Final answer:
To match the scatter plot with a correlation coefficient, one must recognize the nature of the relationships indicated by positive, negative, and zero correlations. The strength of correlation is determined by its proximity to 1 or -1, with values closer to these extremes indicating stronger relationships and the potential for the line to be used for prediction.
Step-by-step explanation:
The question is asking to match the given scatter plot with one of the provided correlation coefficients. We need to understand the nature of correlations to answer this:
- Positive correlation (0 < r < 1): means that as one variable increases, the other variable also increases.

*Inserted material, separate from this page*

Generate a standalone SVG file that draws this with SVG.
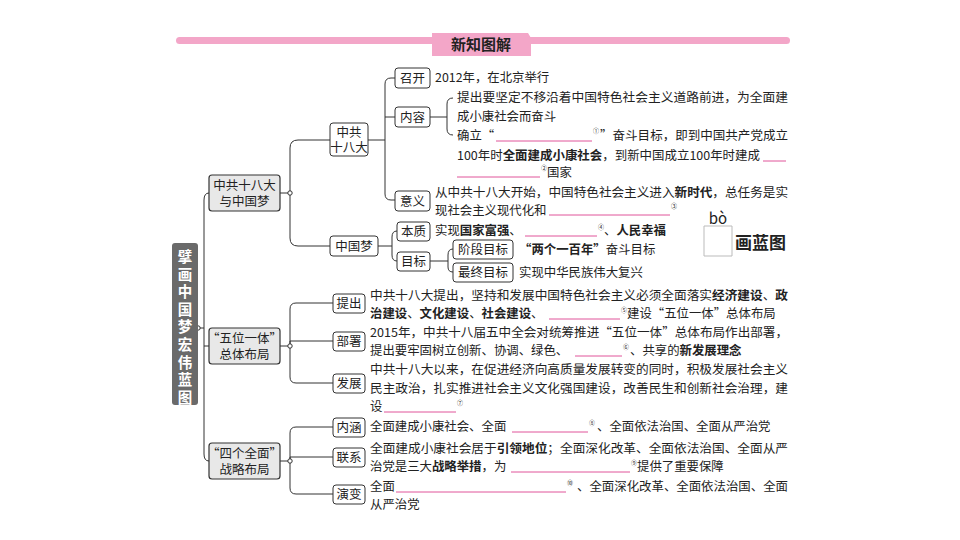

- Negative correlation (-1 < r < 0): signifies that as one variable increases, the other decreases.
- Zero correlation (r = 0): implies there is no linear relationship between the variables.

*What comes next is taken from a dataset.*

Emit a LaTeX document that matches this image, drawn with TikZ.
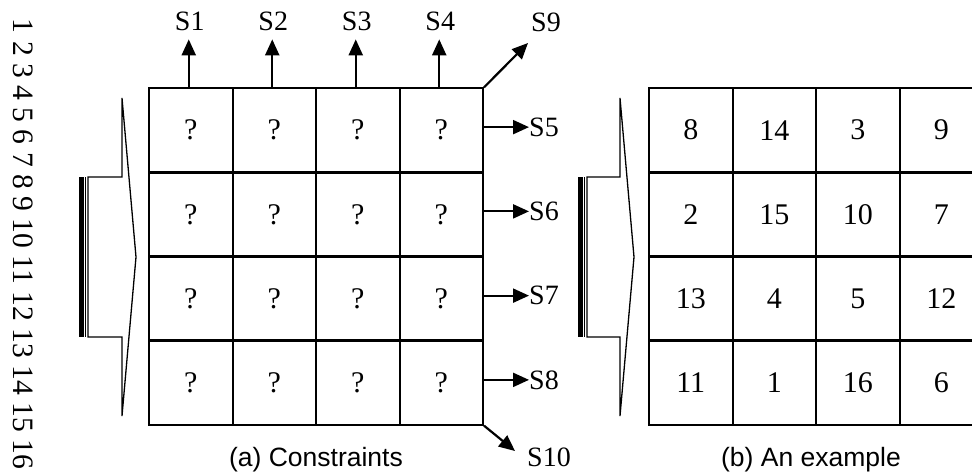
\documentclass[tikz,border=0pt]{standalone}
\usepackage{fontspec}
\setmainfont{Liberation Serif}
\newfontfamily\capfont{Liberation Sans}
\usetikzlibrary{arrows.meta,calc}
\tikzset{
  cell/.style={draw, line width=2pt, minimum size=83.5pt, inner sep=0pt, font=\fontsize{30}{30}\selectfont},
  slab/.style={inner sep=0pt, font=\fontsize{28}{28}\selectfont},
  arr/.style={line width=2.2pt, -{Triangle[length=16pt,width=14pt]}},
  blockarrow/.style={line width=1.3pt, line join=miter},
  captext/.style={font=\capfont\fontsize{26.5}{26.5}\selectfont},
}
\begin{document}
\begin{tikzpicture}[x=1pt,y=-1pt]
\useasboundingbox (0,0) rectangle (972,474);
\clip (0,0) rectangle (972,474);
% line numbers
\node[rotate=-90, inner sep=0pt, font=\fontsize{29.6}{29.6}\selectfont] (ln) at (23,244) {1 2 3 4 5 6 7 8 9 10 11 12 13 14 15 16};
% grid (a)
\foreach \r in {1,...,4}{
  \foreach \c in {1,...,4}{
    \node[cell] (a-\r-\c) at ({149+83.5*(\c-0.5)},{88+84.25*(\r-0.5)}) {?};
  }
}
% grid (b)
\foreach \r/\vals in {1/{8,14,3,9},2/{2,15,10,7},3/{13,4,5,12},4/{11,1,16,6}}{
  \foreach \v [count=\c] in \vals {
    \node[cell] (b-\r-\c) at ({649+83.5*(\c-0.5)},{88+84.25*(\r-0.5)}) {\v};
  }
}
% top arrows
\foreach \c in {1,...,4}{
  \coordinate (t\c) at ($(a-1-\c.north)+(-2,-48)$);
  \node[slab] (s\c) at ($(a-1-\c.north)+(-1,-66)$) {S\c};
  \draw[arr] ([xshift=-2pt]a-1-\c.north) -- (t\c);
}
% right arrows
\foreach \r [evaluate=\r as \n using int(\r+4)] in {1,...,4}{
  \coordinate (rt\r) at ($(a-\r-4.east)+(45,-3)$);
  \node[slab, anchor=west] (s\n) at (rt\r) {S\n};
  \draw[arr] ([yshift=3pt]a-\r-4.east) -- (rt\r);
}
% diagonal arrows
\coordinate (t9) at (528,43);
\node[slab] (s9) at (546,22) {S9};
\draw[arr] (a-1-4.north east) -- (t9);
\coordinate (t10) at (515,451);
\node[slab] (s10) at (549,457) {S10};
\draw[arr] (a-4-4.south east) -- (t10);
% block arrow (a)
\fill (79,177) rectangle (83.5,337);
\draw[line width=1pt] (85.5,177) -- (85.5,337);
\draw[blockarrow] (88,177) -- (122,177) -- (122,98) -- (136,257) -- (122,416) -- (122,337) -- (88,337) -- cycle;
% block arrow (b)
\fill (578,177) rectangle (582.5,337);
\draw[line width=1pt] (584.5,177) -- (584.5,337);
\draw[blockarrow] (587,177) -- (620,177) -- (620,98) -- (634,257) -- (620,416) -- (620,337) -- (587,337) -- cycle;
% captions
\node[captext] (capa) at (316,460) {(a) Constraints};
\node[captext] (capb) at (811,460) {(b) An example};
\end{tikzpicture}
\end{document}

A scatter plot with a correlation coefficient of r = 0.95 would show a very strong positive linear relationship between the two variables, as the points would be closely grouped along an upward-sloping line.

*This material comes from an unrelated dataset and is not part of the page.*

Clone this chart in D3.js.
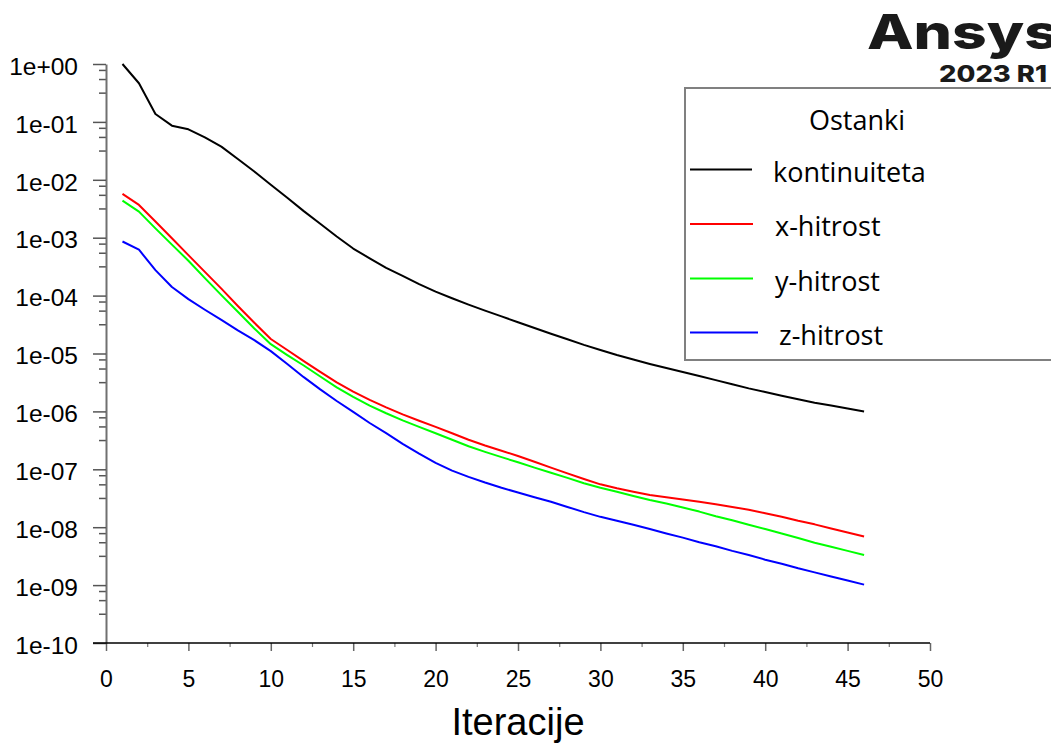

A scatter plot with a correlation coefficient of r = -0.89 would show a strong negative linear relationship, with points closely grouped along a downward-sloping line.
Scatter plots with correlation coefficients of r = -0.39 and r = -0.26 would show a weaker negative linear relationship, with more scatter among the points and a less steep downward-sloping trend.
When deciding if a correlation coefficient is significant, you may use a critical values table corresponding to the sample size to find the cutoff points. If the computed correlation is greater than the critical value, it is considered significant and the line can be used for prediction.